Would You Ever Want CDs in Your Retirement Portfolio?

When are CDs a good choice for your investment portfolio? This question is asked by many and the answer really is dependent on your individual situation.

Although CDs won’t return large profits in today’s current market, they are a very stable choice that you can count on. If you look at CDs as more of a “high-yield time deposit” then you can start to see where they could play a role in your portfolio.

When Are CDs Good in Your Portfolio?

1. You Want Security

If you want a safe and secure place to store cash, CDs are the place to be. Backed by the government and federally insured (up to $250,000) you will not lose face value of your investment while earning a higher rate of return than most savings and money market accounts. But, of course, CDs are meant to be held for a specified amount of time, so your cash is not as liquid as a savings account.

2. You're Risk Averse

During your working years when you are trying to really grow your investments using a well-rounded investment strategy that includes stock funds and some bonds funds, the reliance on CDs may not be ideal. However, in your retirement years you may become less and less adverse to risk, CDs will allow you to keep up with or slightly ahead of inflation. Unlike mutual funds, bonds, and the stock market you could experience fluctuations in the market. Due to the government insurance noted above, when you invest in CDs (up to $250,000) you won’t lose the face value of your initial investment.
 
If you consider yourself risk adverse and like the idea of storing your cash in CDs, then using the CD laddering approach is a great way to structure your hard-earned dollars and keep it somewhat liquid.
 
Laddering means taking out several CDs at different length terms, and as each CD matures, you can choose to move your money into a liquid account or roll it into another CD.

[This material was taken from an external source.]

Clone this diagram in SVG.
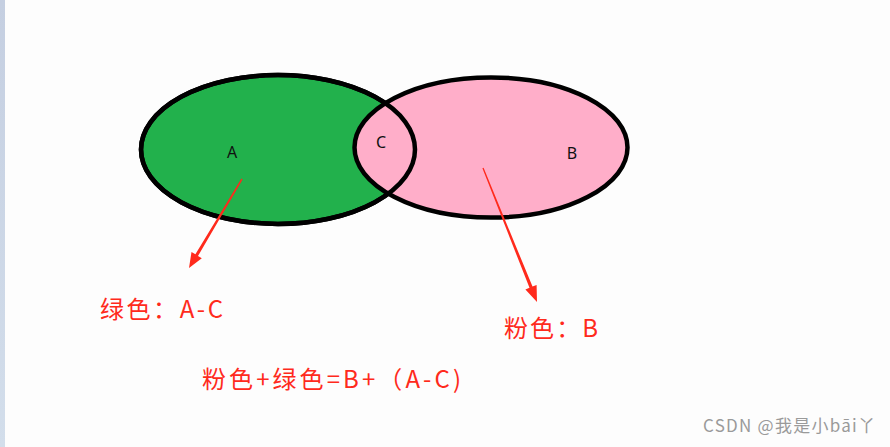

Consider this example with a $10,000 investment:

  • 1 Year CD = $2,000

  • 2 Year CD = $2,000

  • 3 Year CD = $2,000

  • 4 Year CD = $2,000

  • 5 Year CD = $2,000

When your 1-Year CD matures, you can take that amount and cash out or roll it into a 5-Year CD. The next year, when your 2-Year CD matures, you can cash out or roll that amount into another 5-Year CD, and so on, resulting in more liquidity than purchasing just one 5-year CD for $10,000.

3. You Want to Preserve Your Capital

A common investment strategy is capital preservation. You’ve worked hard, saved, and grew your money during your working years and now is the time to preserve it and make sure you don’t outlive your money. CDs are one way to help preserve your investment for the reasons mentioned above.

The Role of CDs in Your Retirement Portfolio

If you’re looking to diversify your portfolio with a cash investment, especially when you can buy CDs when the rate is favorable, then your interest can provide income during retirement. CDs are most useful once you’ve stopped producing income and are used during the distribution phase of your retirement.